CHALLENGE: Please set down all the lines beneath this one exactly, without the pictures.

* BEGIN INFORMATION PROVIDED *

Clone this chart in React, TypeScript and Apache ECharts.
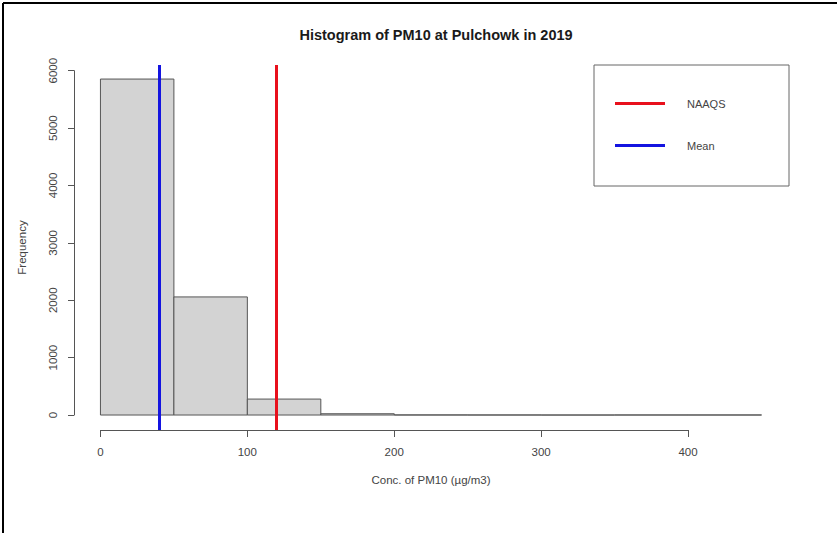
import React, { useEffect, useRef } from "react";
import * as echarts from "echarts";

const titleText = "Histogram of PM10 at Pulchowk in 2019";
const xAxisTitle = "Conc. of PM10 (µg/m3)";
const yAxisTitle = "Frequency";
const binStarts = [0, 50, 100, 150, 200, 250, 300, 350, 400];
const binEnds = [50, 100, 150, 200, 250, 300, 350, 400, 450];
const counts = [5855, 2058, 278, 22, 2, 1, 0, 1, 1];
const xTicks = [0, 100, 200, 300, 400];
const yTicks = [0, 1000, 2000, 3000, 4000, 5000, 6000];
const naaqsValue = 120;
const meanValue = 40.2;
const legendNames = ["NAAQS", "Mean"];

export default function App() {
  const ref = useRef<HTMLDivElement>(null);
  useEffect(() => {
    if (!ref.current) return;
    const chart = echarts.init(ref.current, null, { renderer: "svg" });
    const font = "Liberation Sans, Arial, sans-serif";
    const labelColor = "#444";
    const axisColor = "#555";
    const histData = binStarts.map((s, i) => [s, binEnds[i], counts[i]]);
    chart.setOption({
      animation: false,
      backgroundColor: "#fff",
      title: {
        text: titleText,
        left: 431,
        textAlign: "center",
        top: 22,
        textStyle: { fontFamily: font, fontSize: 14.5, fontWeight: "bold", color: "#1a1a1a" },
      },
      grid: [
        { left: 74, top: 65, width: 714, height: 365 },
        { left: 100.4, top: 400, width: 587.6, height: 30 },
        { left: 74, top: 70.7, width: 10, height: 344.3 },
      ],
      xAxis: [
        {
          gridIndex: 0, type: "value", min: -18, max: 468,
          axisLine: { show: false }, axisTick: { show: false }, axisLabel: { show: false }, splitLine: { show: false },
          name: xAxisTitle, nameLocation: "middle", nameGap: 44,
          nameTextStyle: { fontFamily: font, fontSize: 11.5, color: labelColor },
        },
        {
          gridIndex: 1, type: "value", min: 0, max: 400, interval: 100,
          axisLine: { show: true, lineStyle: { color: axisColor, width: 1 } },
          axisTick: { show: true, length: 7, lineStyle: { color: axisColor } },
          axisLabel: { fontFamily: font, fontSize: 11.5, color: labelColor, margin: 16, customValues: xTicks },
          splitLine: { show: false },
        },
        { gridIndex: 2, type: "value", min: 0, max: 1, show: false },
      ],
      yAxis: [
        {
          gridIndex: 0, type: "value", min: -261, max: 6100,
          axisLine: { show: false }, axisTick: { show: false }, axisLabel: { show: false }, splitLine: { show: false },
          name: yAxisTitle, nameLocation: "middle", nameGap: 46,
          nameTextStyle: { fontFamily: font, fontSize: 11.5, color: labelColor },
        },
        { gridIndex: 1, type: "value", min: 0, max: 1, show: false },
        {
          gridIndex: 2, type: "value", min: 0, max: 6000, interval: 1000, position: "left",
          axisLine: { show: true, lineStyle: { color: axisColor, width: 1 } },
          axisTick: { show: true, inside: false, length: 6, lineStyle: { color: axisColor } },
          axisLabel: {
            fontFamily: font, fontSize: 11.5, color: labelColor, rotate: 90, margin: 15,
            customValues: yTicks, formatter: (v: number) => String(v),
          },
          splitLine: { show: false },
        },
      ],
      legend: {
        show: true,
        data: legendNames,
        orient: "vertical",
        left: 615,
        top: 98,
        padding: 0,
        itemWidth: 50,
        itemHeight: 3,
        itemGap: 31,
        icon: "rect",
        textStyle: { fontFamily: font, fontSize: 11, color: labelColor, padding: [0, 0, 0, 17] },
      },
      graphic: [
        { type: "line", shape: { x1: 3, y1: 3, x2: 837, y2: 3 }, style: { stroke: "#000", lineWidth: 2 } },
        { type: "line", shape: { x1: 3, y1: 3, x2: 3, y2: 533 }, style: { stroke: "#000", lineWidth: 2 } },
        { type: "rect", shape: { x: 594, y: 65, width: 195, height: 121 }, style: { fill: "none", stroke: "#666", lineWidth: 1 }, z: 10 },
      ],
      series: [
        {
          type: "custom",
          xAxisIndex: 0,
          yAxisIndex: 0,
          data: histData,
          encode: { x: [0, 1], y: 2 },
          renderItem: (params: any, api: any) => {
            const p0 = api.coord([api.value(0), api.value(2)]);
            const p1 = api.coord([api.value(1), 0]);
            return {
              type: "rect",
              shape: { x: p0[0], y: p0[1], width: p1[0] - p0[0], height: p1[1] - p0[1] },
              style: { fill: "#d3d3d3", stroke: "#555", lineWidth: 1 },
            };
          },
        },
        {
          name: "NAAQS",
          type: "line",
          xAxisIndex: 0,
          yAxisIndex: 0,
          data: [],
          color: "#e8101c",
          markLine: {
            silent: true,
            symbol: "none",
            label: { show: false },
            lineStyle: { color: "#e8101c", width: 3, type: "solid" },
            data: [{ xAxis: naaqsValue }],
          },
        },
        {
          name: "Mean",
          type: "line",
          xAxisIndex: 0,
          yAxisIndex: 0,
          data: [],
          color: "#1414e0",
          markLine: {
            silent: true,
            symbol: "none",
            label: { show: false },
            lineStyle: { color: "#1414e0", width: 3, type: "solid" },
            data: [{ xAxis: meanValue }],
          },
        },
      ],
    });
    return () => chart.dispose();
  }, []);
  return (
    <div
      ref={ref}
      style={{ position: "fixed", left: 0, top: 0, width: 837, height: 533 }}
    />
  );
}
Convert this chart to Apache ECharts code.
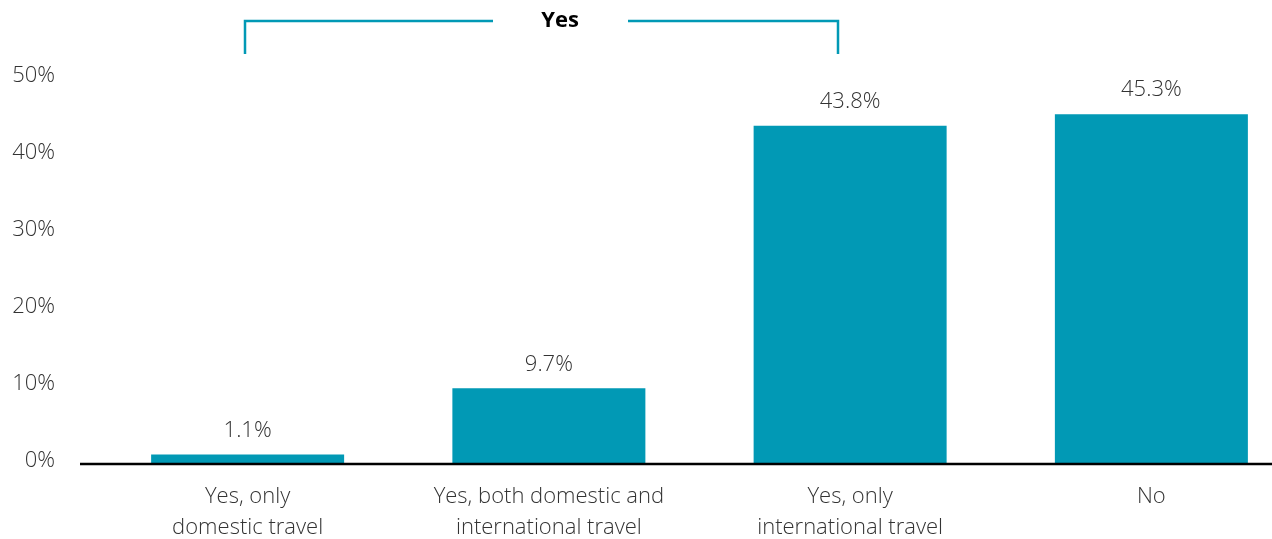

* END INFORMATION PROVIDED *

FINISHED EXERCISE:
Clone this chart in React, TypeScript and Apache ECharts.
import React, { useEffect, useRef } from "react";
import * as echarts from "echarts";

const titleText = "Histogram of PM10 at Pulchowk in 2019";
const xAxisTitle = "Conc. of PM10 (µg/m3)";
const yAxisTitle = "Frequency";
const binStarts = [0, 50, 100, 150, 200, 250, 300, 350, 400];
const binEnds = [50, 100, 150, 200, 250, 300, 350, 400, 450];
const counts = [5855, 2058, 278, 22, 2, 1, 0, 1, 1];
const xTicks = [0, 100, 200, 300, 400];
const yTicks = [0, 1000, 2000, 3000, 4000, 5000, 6000];
const naaqsValue = 120;
const meanValue = 40.2;
const legendNames = ["NAAQS", "Mean"];

export default function App() {
  const ref = useRef<HTMLDivElement>(null);
  useEffect(() => {
    if (!ref.current) return;
    const chart = echarts.init(ref.current, null, { renderer: "svg" });
    const font = "Liberation Sans, Arial, sans-serif";
    const labelColor = "#444";
    const axisColor = "#555";
    const histData = binStarts.map((s, i) => [s, binEnds[i], counts[i]]);
    chart.setOption({
      animation: false,
      backgroundColor: "#fff",
      title: {
        text: titleText,
        left: 431,
        textAlign: "center",
        top: 22,
        textStyle: { fontFamily: font, fontSize: 14.5, fontWeight: "bold", color: "#1a1a1a" },
      },
      grid: [
        { left: 74, top: 65, width: 714, height: 365 },
        { left: 100.4, top: 400, width: 587.6, height: 30 },
        { left: 74, top: 70.7, width: 10, height: 344.3 },
      ],
      xAxis: [
        {
          gridIndex: 0, type: "value", min: -18, max: 468,
          axisLine: { show: false }, axisTick: { show: false }, axisLabel: { show: false }, splitLine: { show: false },
          name: xAxisTitle, nameLocation: "middle", nameGap: 44,
          nameTextStyle: { fontFamily: font, fontSize: 11.5, color: labelColor },
        },
        {
          gridIndex: 1, type: "value", min: 0, max: 400, interval: 100,
          axisLine: { show: true, lineStyle: { color: axisColor, width: 1 } },
          axisTick: { show: true, length: 7, lineStyle: { color: axisColor } },
          axisLabel: { fontFamily: font, fontSize: 11.5, color: labelColor, margin: 16, customValues: xTicks },
          splitLine: { show: false },
        },
        { gridIndex: 2, type: "value", min: 0, max: 1, show: false },
      ],
      yAxis: [
        {
          gridIndex: 0, type: "value", min: -261, max: 6100,
          axisLine: { show: false }, axisTick: { show: false }, axisLabel: { show: false }, splitLine: { show: false },
          name: yAxisTitle, nameLocation: "middle", nameGap: 46,
          nameTextStyle: { fontFamily: font, fontSize: 11.5, color: labelColor },
        },
        { gridIndex: 1, type: "value", min: 0, max: 1, show: false },
        {
          gridIndex: 2, type: "value", min: 0, max: 6000, interval: 1000, position: "left",
          axisLine: { show: true, lineStyle: { color: axisColor, width: 1 } },
          axisTick: { show: true, inside: false, length: 6, lineStyle: { color: axisColor } },
          axisLabel: {
            fontFamily: font, fontSize: 11.5, color: labelColor, rotate: 90, margin: 15,
            customValues: yTicks, formatter: (v: number) => String(v),
          },
          splitLine: { show: false },
        },
      ],
      legend: {
        show: true,
        data: legendNames,
        orient: "vertical",
        left: 615,
        top: 98,
        padding: 0,
        itemWidth: 50,
        itemHeight: 3,
        itemGap: 31,
        icon: "rect",
        textStyle: { fontFamily: font, fontSize: 11, color: labelColor, padding: [0, 0, 0, 17] },
      },
      graphic: [
        { type: "line", shape: { x1: 3, y1: 3, x2: 837, y2: 3 }, style: { stroke: "#000", lineWidth: 2 } },
        { type: "line", shape: { x1: 3, y1: 3, x2: 3, y2: 533 }, style: { stroke: "#000", lineWidth: 2 } },
        { type: "rect", shape: { x: 594, y: 65, width: 195, height: 121 }, style: { fill: "none", stroke: "#666", lineWidth: 1 }, z: 10 },
      ],
      series: [
        {
          type: "custom",
          xAxisIndex: 0,
          yAxisIndex: 0,
          data: histData,
          encode: { x: [0, 1], y: 2 },
          renderItem: (params: any, api: any) => {
            const p0 = api.coord([api.value(0), api.value(2)]);
            const p1 = api.coord([api.value(1), 0]);
            return {
              type: "rect",
              shape: { x: p0[0], y: p0[1], width: p1[0] - p0[0], height: p1[1] - p0[1] },
              style: { fill: "#d3d3d3", stroke: "#555", lineWidth: 1 },
            };
          },
        },
        {
          name: "NAAQS",
          type: "line",
          xAxisIndex: 0,
          yAxisIndex: 0,
          data: [],
          color: "#e8101c",
          markLine: {
            silent: true,
            symbol: "none",
            label: { show: false },
            lineStyle: { color: "#e8101c", width: 3, type: "solid" },
            data: [{ xAxis: naaqsValue }],
          },
        },
        {
          name: "Mean",
          type: "line",
          xAxisIndex: 0,
          yAxisIndex: 0,
          data: [],
          color: "#1414e0",
          markLine: {
            silent: true,
            symbol: "none",
            label: { show: false },
            lineStyle: { color: "#1414e0", width: 3, type: "solid" },
            data: [{ xAxis: meanValue }],
          },
        },
      ],
    });
    return () => chart.dispose();
  }, []);
  return (
    <div
      ref={ref}
      style={{ position: "fixed", left: 0, top: 0, width: 837, height: 533 }}
    />
  );
}
Convert this chart to Apache ECharts code.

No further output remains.